Information provided
= = = =

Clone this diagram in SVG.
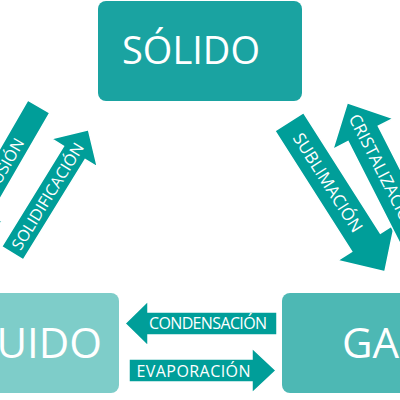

= = = =

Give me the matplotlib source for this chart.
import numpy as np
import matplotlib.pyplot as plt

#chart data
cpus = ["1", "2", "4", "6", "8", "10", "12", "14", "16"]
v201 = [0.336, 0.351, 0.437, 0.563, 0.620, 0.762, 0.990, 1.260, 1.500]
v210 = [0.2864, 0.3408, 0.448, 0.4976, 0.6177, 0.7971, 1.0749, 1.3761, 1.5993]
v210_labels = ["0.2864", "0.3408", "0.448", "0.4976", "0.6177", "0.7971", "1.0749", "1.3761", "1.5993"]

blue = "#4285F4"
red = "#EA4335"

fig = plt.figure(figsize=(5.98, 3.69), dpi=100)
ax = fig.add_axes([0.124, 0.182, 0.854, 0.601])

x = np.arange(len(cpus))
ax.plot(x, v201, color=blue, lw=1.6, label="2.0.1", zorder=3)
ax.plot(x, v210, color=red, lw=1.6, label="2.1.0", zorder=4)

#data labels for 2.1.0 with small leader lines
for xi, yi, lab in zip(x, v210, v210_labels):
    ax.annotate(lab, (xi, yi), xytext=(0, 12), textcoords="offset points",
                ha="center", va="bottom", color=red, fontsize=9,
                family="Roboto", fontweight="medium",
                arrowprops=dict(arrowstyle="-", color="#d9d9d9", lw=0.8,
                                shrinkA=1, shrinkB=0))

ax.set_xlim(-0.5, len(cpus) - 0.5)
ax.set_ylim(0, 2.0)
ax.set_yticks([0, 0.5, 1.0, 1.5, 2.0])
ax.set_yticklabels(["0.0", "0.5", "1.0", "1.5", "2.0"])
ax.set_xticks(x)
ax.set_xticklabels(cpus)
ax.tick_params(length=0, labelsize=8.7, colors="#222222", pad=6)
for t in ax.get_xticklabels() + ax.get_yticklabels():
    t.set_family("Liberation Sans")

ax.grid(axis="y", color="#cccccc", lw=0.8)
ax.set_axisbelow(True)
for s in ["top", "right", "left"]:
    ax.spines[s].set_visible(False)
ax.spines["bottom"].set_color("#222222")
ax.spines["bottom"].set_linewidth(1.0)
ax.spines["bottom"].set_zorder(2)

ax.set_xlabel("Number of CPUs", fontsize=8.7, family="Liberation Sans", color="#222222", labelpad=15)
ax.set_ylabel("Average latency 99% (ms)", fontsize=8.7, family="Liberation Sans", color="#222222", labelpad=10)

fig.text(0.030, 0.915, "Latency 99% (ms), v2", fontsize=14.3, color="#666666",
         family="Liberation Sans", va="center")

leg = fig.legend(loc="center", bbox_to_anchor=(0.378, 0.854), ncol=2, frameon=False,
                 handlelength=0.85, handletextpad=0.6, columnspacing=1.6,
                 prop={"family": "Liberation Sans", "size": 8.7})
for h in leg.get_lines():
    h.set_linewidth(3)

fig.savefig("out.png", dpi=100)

= = = =

Report the number of lines in the listing that include the string "matplotlib"; give nothing but the number.

Task result
2